In the case of Juster Acquisition Co., LLC v. N. Hudson Sewerage Auth., the District Court’s opinion made it clear that cost-shifting is unlikely, even when discovery requests seek duplicative information already produced in hard copy. No. 12-3427, 2013 U.S. Dist. LEXIS 18372, at *14 (D.N.J. Feb. 11, 2013). The Court reasoned that because litigants with significant resources absorb the cost of ESI discovery, projected discovery costs in the range of $6,000 to $16,000 are “not so substantial” as to warrant cost-shifting. Id. at *15.

In its assessment of Defendant’s cost-shifting requests the Court applied the test set forth in Zubulake v. Warburg LLC, 216 F.R.D. 280 (S.D.N.Y. 2003) to determine if Defendant was entitled to discovery costs. Under Zubulake, a court will determine whether discovery costs should be shifted based on a seven-factor test, which is weighted more or less in the following order:

(1) the extent to which the request is specifically tailored to discover relevant information; (2) the availability of such information from other sources; (3) the total cost of production, compared to the amount in controversy; (4) the total cost of production; (5) the relative ability of each party to control costs and its incentive to do so; (6) the importance of the issues at stake in the litigation; and (7) the relative benefits to the parties of obtaining the information. Juster, 2013 U.S. Dist. LEXIS at *14 (citing Zubulake, 216 F.R.D at 284).

The Court proceeded to apply the seven factors and found that cost-shifting was not warranted.

First, the Court found that Plaintiff’s ESI requests, despite employing broad search terms, were sufficiently tailored because they were restricted to the time period of 2011 to 2012. Id. at *13. Thus, this factor weighed in favor of Plaintiff.

Second, the Court stated that it was “irrelevant” that Defendant had already turned over 8,000 pages of documents because “production of information in ‘hard copy’ does not preclude a party from receiving that same information in computerized/electronic form.” Id. at *14. Furthermore, neither Plaintiff nor Defendant actually knew what the requested searches would turn up until Defendant actually performed the search. Id. at *13.
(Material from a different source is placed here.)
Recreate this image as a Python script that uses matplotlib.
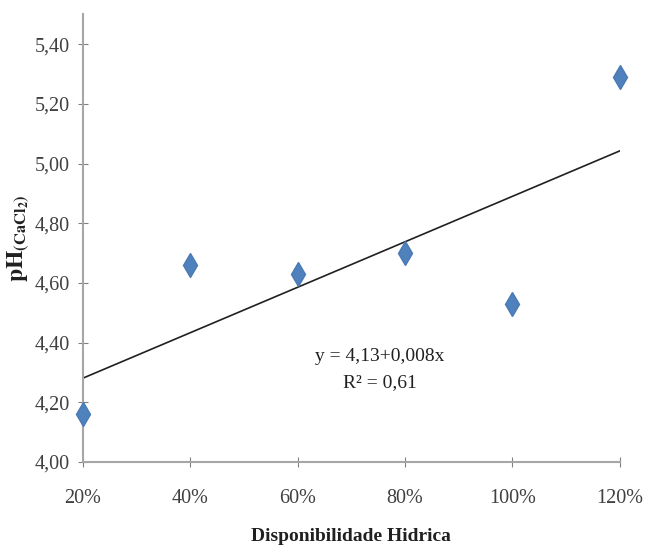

Factors three through five concerned the financial dimensions of the discovery request. The Court’s discussion of these factors proved the most interesting in terms of addressing cost-shifting requests in the context of commercial litigation. Defendant argued that it would cost $6,000 to $16,000 to process the word searches and eliminate duplicates; Plaintiff asserted that this was a $41 million dollar case and that the discovery costs were “negligible” in comparison to Defendant’s resources. Id. at *15. The Court determined that factors three through five weighed in favor of Plaintiff. Id. Because the amount of damages at stake in the litigation was great and because of Defendant’s ability to absorb the cost of the requested ESI discovery, discovery costs were not so substantial as to warrant cost-shifting. Id. The Court stated that factors six and seven were less critical to the cost-shifting analysis in this case and concluded that the Zubulake factors weighed in favor of Plaintiff. Id. at *17.

There is a key point to take away from this opinion. First, when litigation involves Tier 1 suppliers or OEMs with significant resources, do not expect a court to grant a request to shift fees associated with responding to ESI requests. If a party can afford to pay, expect that the court will oblige it to do so. The Juster opinion suggests that if the amount of damages at stake in a case is great, a $6,000 to $16,000 cost for an ESI search is more or less a drop in the bucket.